Written task: Exclude images, then output the remaining data verbatim.

Dataset entries
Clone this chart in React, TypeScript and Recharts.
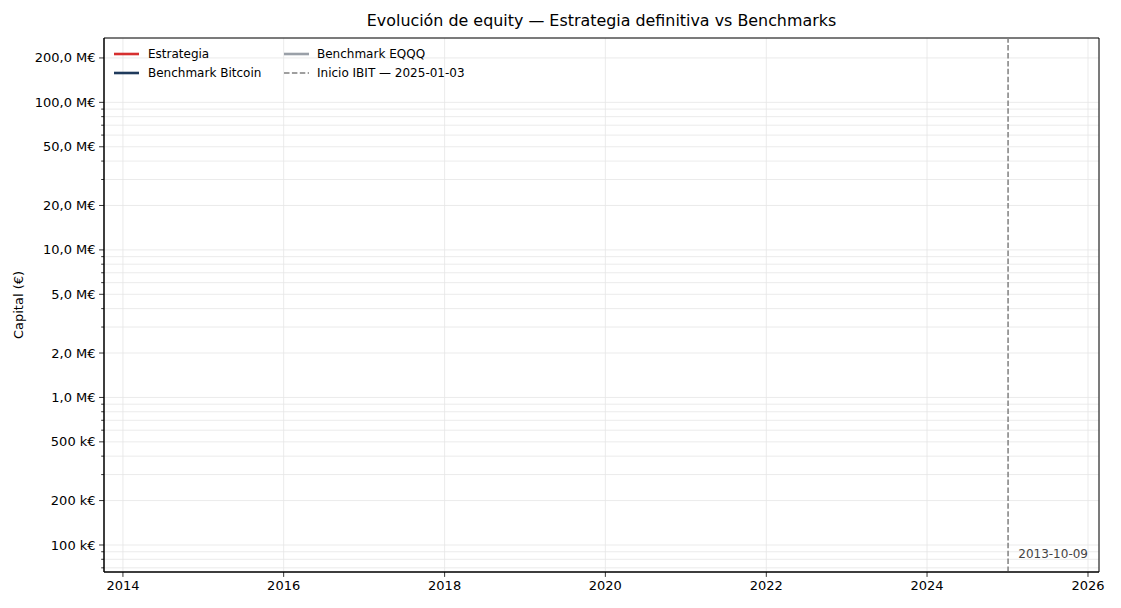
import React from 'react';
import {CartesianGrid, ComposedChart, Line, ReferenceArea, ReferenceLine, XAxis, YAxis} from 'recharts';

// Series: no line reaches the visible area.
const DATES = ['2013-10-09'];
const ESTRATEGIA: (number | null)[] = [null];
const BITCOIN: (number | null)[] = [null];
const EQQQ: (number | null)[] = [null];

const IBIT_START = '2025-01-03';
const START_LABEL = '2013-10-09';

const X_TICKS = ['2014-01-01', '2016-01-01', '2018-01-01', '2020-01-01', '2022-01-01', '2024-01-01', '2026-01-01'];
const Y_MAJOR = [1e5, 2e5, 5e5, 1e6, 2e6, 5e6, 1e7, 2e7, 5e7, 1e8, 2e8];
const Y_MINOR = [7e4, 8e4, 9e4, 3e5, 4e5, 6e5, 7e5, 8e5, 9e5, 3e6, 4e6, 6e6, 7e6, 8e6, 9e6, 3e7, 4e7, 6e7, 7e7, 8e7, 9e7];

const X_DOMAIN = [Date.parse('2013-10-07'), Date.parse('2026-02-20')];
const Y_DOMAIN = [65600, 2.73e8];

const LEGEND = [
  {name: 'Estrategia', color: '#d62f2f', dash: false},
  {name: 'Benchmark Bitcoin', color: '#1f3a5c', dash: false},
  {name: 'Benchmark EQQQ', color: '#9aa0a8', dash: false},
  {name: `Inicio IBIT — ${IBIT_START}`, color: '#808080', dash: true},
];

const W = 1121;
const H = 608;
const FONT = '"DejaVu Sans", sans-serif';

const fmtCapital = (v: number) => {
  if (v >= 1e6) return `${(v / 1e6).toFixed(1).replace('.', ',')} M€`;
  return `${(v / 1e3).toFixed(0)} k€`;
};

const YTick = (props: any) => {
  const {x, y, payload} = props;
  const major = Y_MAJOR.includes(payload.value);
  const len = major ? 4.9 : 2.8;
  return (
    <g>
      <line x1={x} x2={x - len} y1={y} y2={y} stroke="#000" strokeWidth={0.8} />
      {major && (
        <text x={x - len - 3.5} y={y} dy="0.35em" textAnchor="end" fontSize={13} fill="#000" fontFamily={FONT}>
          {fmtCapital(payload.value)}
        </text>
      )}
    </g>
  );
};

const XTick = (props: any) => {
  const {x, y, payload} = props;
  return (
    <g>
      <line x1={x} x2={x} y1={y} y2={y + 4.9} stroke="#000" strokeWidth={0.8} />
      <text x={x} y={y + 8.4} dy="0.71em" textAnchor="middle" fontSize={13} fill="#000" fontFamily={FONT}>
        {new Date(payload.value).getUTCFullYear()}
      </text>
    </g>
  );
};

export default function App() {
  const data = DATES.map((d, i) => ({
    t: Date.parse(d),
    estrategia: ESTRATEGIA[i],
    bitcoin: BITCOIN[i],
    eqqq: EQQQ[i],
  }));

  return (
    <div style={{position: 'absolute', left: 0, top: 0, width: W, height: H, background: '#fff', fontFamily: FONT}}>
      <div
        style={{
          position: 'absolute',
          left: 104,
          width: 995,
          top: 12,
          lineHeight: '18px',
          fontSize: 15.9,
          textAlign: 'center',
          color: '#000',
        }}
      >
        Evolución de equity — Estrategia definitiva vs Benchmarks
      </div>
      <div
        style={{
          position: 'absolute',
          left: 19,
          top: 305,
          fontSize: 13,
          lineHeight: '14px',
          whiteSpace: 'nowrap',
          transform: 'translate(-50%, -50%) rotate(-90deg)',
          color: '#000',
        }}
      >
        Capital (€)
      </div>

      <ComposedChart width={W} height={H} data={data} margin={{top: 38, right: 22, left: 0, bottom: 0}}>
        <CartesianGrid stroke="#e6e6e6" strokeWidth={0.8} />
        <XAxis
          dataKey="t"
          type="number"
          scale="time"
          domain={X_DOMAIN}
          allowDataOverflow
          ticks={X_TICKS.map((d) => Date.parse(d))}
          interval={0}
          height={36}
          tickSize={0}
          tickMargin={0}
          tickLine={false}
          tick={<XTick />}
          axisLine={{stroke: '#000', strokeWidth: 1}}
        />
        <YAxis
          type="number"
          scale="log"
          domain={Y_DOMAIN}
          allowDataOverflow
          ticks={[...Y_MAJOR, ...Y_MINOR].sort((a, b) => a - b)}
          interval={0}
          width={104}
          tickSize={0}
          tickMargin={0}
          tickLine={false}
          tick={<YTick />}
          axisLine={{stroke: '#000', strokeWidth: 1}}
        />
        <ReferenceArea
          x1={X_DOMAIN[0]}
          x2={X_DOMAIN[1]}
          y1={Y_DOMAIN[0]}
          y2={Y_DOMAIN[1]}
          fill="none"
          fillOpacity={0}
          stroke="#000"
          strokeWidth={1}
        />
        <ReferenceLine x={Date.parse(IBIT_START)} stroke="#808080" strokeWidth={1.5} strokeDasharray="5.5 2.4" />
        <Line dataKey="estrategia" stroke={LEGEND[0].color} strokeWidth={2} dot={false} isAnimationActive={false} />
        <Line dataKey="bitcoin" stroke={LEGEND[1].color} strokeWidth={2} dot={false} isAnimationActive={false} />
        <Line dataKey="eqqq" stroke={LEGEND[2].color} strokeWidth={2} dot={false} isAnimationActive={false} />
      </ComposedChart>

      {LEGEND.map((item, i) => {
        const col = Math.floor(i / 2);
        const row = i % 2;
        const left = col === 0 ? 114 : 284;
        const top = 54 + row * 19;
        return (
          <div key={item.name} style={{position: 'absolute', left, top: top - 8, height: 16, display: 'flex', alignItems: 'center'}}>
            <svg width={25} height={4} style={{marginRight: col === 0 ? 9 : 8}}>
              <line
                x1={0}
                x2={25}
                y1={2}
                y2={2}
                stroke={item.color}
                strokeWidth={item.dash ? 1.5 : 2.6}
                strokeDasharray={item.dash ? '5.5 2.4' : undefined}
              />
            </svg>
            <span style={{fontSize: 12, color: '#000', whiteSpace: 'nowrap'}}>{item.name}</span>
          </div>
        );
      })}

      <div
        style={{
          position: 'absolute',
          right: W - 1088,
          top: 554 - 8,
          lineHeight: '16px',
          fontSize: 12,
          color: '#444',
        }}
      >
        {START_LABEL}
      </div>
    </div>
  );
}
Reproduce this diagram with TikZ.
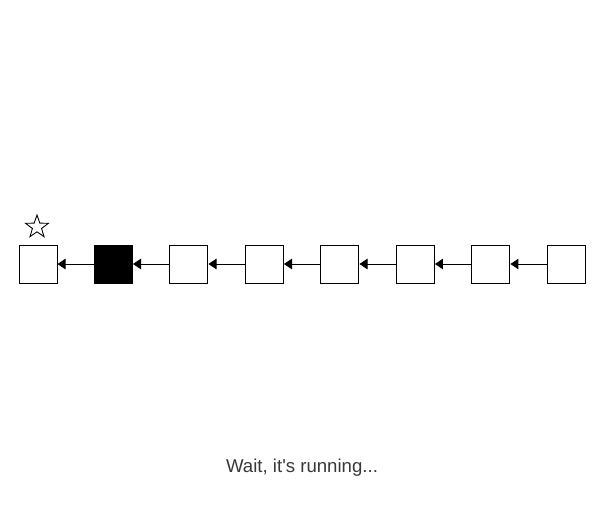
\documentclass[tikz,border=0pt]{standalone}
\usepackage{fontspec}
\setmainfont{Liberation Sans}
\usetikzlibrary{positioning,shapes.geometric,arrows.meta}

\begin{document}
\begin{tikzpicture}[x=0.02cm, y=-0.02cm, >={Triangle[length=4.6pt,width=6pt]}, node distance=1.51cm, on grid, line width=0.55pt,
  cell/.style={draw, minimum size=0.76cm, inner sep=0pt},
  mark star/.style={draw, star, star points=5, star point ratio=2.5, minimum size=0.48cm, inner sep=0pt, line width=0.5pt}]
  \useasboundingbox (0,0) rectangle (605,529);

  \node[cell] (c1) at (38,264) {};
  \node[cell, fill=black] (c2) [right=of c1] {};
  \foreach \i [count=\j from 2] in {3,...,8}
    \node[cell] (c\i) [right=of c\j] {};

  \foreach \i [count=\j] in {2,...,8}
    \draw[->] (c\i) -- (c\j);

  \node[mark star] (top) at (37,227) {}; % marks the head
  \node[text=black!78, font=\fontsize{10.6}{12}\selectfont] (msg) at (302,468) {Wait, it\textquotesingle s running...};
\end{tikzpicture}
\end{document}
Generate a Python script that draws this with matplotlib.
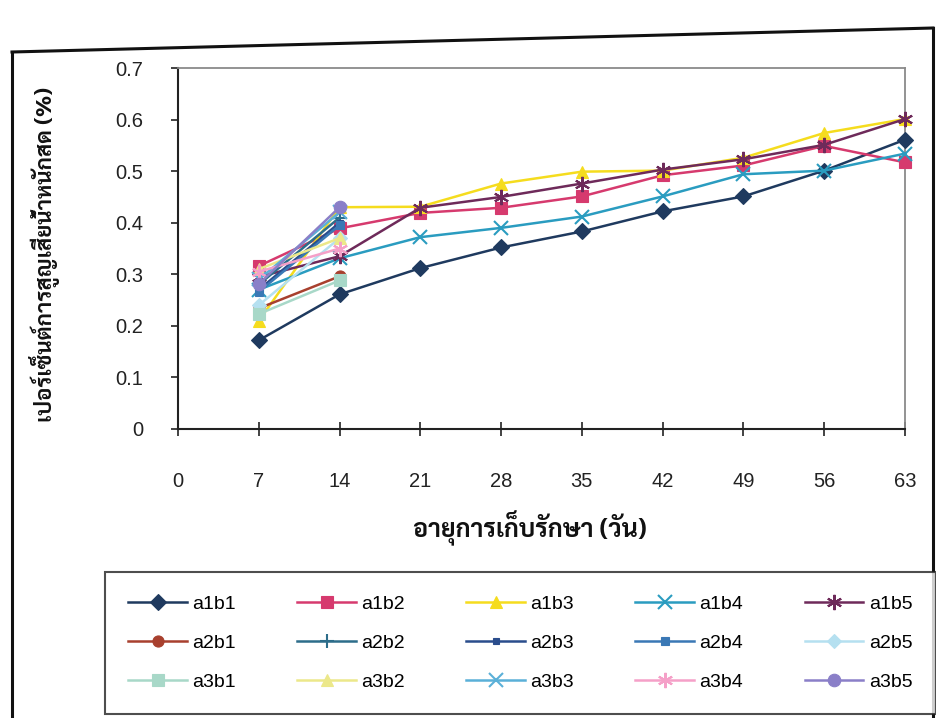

The completed task:
Clone this chart in React, TypeScript and Recharts.
import React from 'react';
import {CartesianGrid, ComposedChart, Line, ReferenceArea, ReferenceLine, XAxis, YAxis} from 'recharts';

// Series: no line reaches the visible area.
const DATES = ['2013-10-09'];
const ESTRATEGIA: (number | null)[] = [null];
const BITCOIN: (number | null)[] = [null];
const EQQQ: (number | null)[] = [null];

const IBIT_START = '2025-01-03';
const START_LABEL = '2013-10-09';

const X_TICKS = ['2014-01-01', '2016-01-01', '2018-01-01', '2020-01-01', '2022-01-01', '2024-01-01', '2026-01-01'];
const Y_MAJOR = [1e5, 2e5, 5e5, 1e6, 2e6, 5e6, 1e7, 2e7, 5e7, 1e8, 2e8];
const Y_MINOR = [7e4, 8e4, 9e4, 3e5, 4e5, 6e5, 7e5, 8e5, 9e5, 3e6, 4e6, 6e6, 7e6, 8e6, 9e6, 3e7, 4e7, 6e7, 7e7, 8e7, 9e7];

const X_DOMAIN = [Date.parse('2013-10-07'), Date.parse('2026-02-20')];
const Y_DOMAIN = [65600, 2.73e8];

const LEGEND = [
  {name: 'Estrategia', color: '#d62f2f', dash: false},
  {name: 'Benchmark Bitcoin', color: '#1f3a5c', dash: false},
  {name: 'Benchmark EQQQ', color: '#9aa0a8', dash: false},
  {name: `Inicio IBIT — ${IBIT_START}`, color: '#808080', dash: true},
];

const W = 1121;
const H = 608;
const FONT = '"DejaVu Sans", sans-serif';

const fmtCapital = (v: number) => {
  if (v >= 1e6) return `${(v / 1e6).toFixed(1).replace('.', ',')} M€`;
  return `${(v / 1e3).toFixed(0)} k€`;
};

const YTick = (props: any) => {
  const {x, y, payload} = props;
  const major = Y_MAJOR.includes(payload.value);
  const len = major ? 4.9 : 2.8;
  return (
    <g>
      <line x1={x} x2={x - len} y1={y} y2={y} stroke="#000" strokeWidth={0.8} />
      {major && (
        <text x={x - len - 3.5} y={y} dy="0.35em" textAnchor="end" fontSize={13} fill="#000" fontFamily={FONT}>
          {fmtCapital(payload.value)}
        </text>
      )}
    </g>
  );
};

const XTick = (props: any) => {
  const {x, y, payload} = props;
  return (
    <g>
      <line x1={x} x2={x} y1={y} y2={y + 4.9} stroke="#000" strokeWidth={0.8} />
      <text x={x} y={y + 8.4} dy="0.71em" textAnchor="middle" fontSize={13} fill="#000" fontFamily={FONT}>
        {new Date(payload.value).getUTCFullYear()}
      </text>
    </g>
  );
};

export default function App() {
  const data = DATES.map((d, i) => ({
    t: Date.parse(d),
    estrategia: ESTRATEGIA[i],
    bitcoin: BITCOIN[i],
    eqqq: EQQQ[i],
  }));

  return (
    <div style={{position: 'absolute', left: 0, top: 0, width: W, height: H, background: '#fff', fontFamily: FONT}}>
      <div
        style={{
          position: 'absolute',
          left: 104,
          width: 995,
          top: 12,
          lineHeight: '18px',
          fontSize: 15.9,
          textAlign: 'center',
          color: '#000',
        }}
      >
        Evolución de equity — Estrategia definitiva vs Benchmarks
      </div>
      <div
        style={{
          position: 'absolute',
          left: 19,
          top: 305,
          fontSize: 13,
          lineHeight: '14px',
          whiteSpace: 'nowrap',
          transform: 'translate(-50%, -50%) rotate(-90deg)',
          color: '#000',
        }}
      >
        Capital (€)
      </div>

      <ComposedChart width={W} height={H} data={data} margin={{top: 38, right: 22, left: 0, bottom: 0}}>
        <CartesianGrid stroke="#e6e6e6" strokeWidth={0.8} />
        <XAxis
          dataKey="t"
          type="number"
          scale="time"
          domain={X_DOMAIN}
          allowDataOverflow
          ticks={X_TICKS.map((d) => Date.parse(d))}
          interval={0}
          height={36}
          tickSize={0}
          tickMargin={0}
          tickLine={false}
          tick={<XTick />}
          axisLine={{stroke: '#000', strokeWidth: 1}}
        />
        <YAxis
          type="number"
          scale="log"
          domain={Y_DOMAIN}
          allowDataOverflow
          ticks={[...Y_MAJOR, ...Y_MINOR].sort((a, b) => a - b)}
          interval={0}
          width={104}
          tickSize={0}
          tickMargin={0}
          tickLine={false}
          tick={<YTick />}
          axisLine={{stroke: '#000', strokeWidth: 1}}
        />
        <ReferenceArea
          x1={X_DOMAIN[0]}
          x2={X_DOMAIN[1]}
          y1={Y_DOMAIN[0]}
          y2={Y_DOMAIN[1]}
          fill="none"
          fillOpacity={0}
          stroke="#000"
          strokeWidth={1}
        />
        <ReferenceLine x={Date.parse(IBIT_START)} stroke="#808080" strokeWidth={1.5} strokeDasharray="5.5 2.4" />
        <Line dataKey="estrategia" stroke={LEGEND[0].color} strokeWidth={2} dot={false} isAnimationActive={false} />
        <Line dataKey="bitcoin" stroke={LEGEND[1].color} strokeWidth={2} dot={false} isAnimationActive={false} />
        <Line dataKey="eqqq" stroke={LEGEND[2].color} strokeWidth={2} dot={false} isAnimationActive={false} />
      </ComposedChart>

      {LEGEND.map((item, i) => {
        const col = Math.floor(i / 2);
        const row = i % 2;
        const left = col === 0 ? 114 : 284;
        const top = 54 + row * 19;
        return (
          <div key={item.name} style={{position: 'absolute', left, top: top - 8, height: 16, display: 'flex', alignItems: 'center'}}>
            <svg width={25} height={4} style={{marginRight: col === 0 ? 9 : 8}}>
              <line
                x1={0}
                x2={25}
                y1={2}
                y2={2}
                stroke={item.color}
                strokeWidth={item.dash ? 1.5 : 2.6}
                strokeDasharray={item.dash ? '5.5 2.4' : undefined}
              />
            </svg>
            <span style={{fontSize: 12, color: '#000', whiteSpace: 'nowrap'}}>{item.name}</span>
          </div>
        );
      })}

      <div
        style={{
          position: 'absolute',
          right: W - 1088,
          top: 554 - 8,
          lineHeight: '16px',
          fontSize: 12,
          color: '#444',
        }}
      >
        {START_LABEL}
      </div>
    </div>
  );
}
Reproduce this diagram with TikZ.
\documentclass[tikz,border=0pt]{standalone}
\usepackage{fontspec}
\setmainfont{Liberation Sans}
\usetikzlibrary{positioning,shapes.geometric,arrows.meta}

\begin{document}
\begin{tikzpicture}[x=0.02cm, y=-0.02cm, >={Triangle[length=4.6pt,width=6pt]}, node distance=1.51cm, on grid, line width=0.55pt,
  cell/.style={draw, minimum size=0.76cm, inner sep=0pt},
  mark star/.style={draw, star, star points=5, star point ratio=2.5, minimum size=0.48cm, inner sep=0pt, line width=0.5pt}]
  \useasboundingbox (0,0) rectangle (605,529);

  \node[cell] (c1) at (38,264) {};
  \node[cell, fill=black] (c2) [right=of c1] {};
  \foreach \i [count=\j from 2] in {3,...,8}
    \node[cell] (c\i) [right=of c\j] {};

  \foreach \i [count=\j] in {2,...,8}
    \draw[->] (c\i) -- (c\j);

  \node[mark star] (top) at (37,227) {}; % marks the head
  \node[text=black!78, font=\fontsize{10.6}{12}\selectfont] (msg) at (302,468) {Wait, it\textquotesingle s running...};
\end{tikzpicture}
\end{document}
Generate a Python script that draws this with matplotlib.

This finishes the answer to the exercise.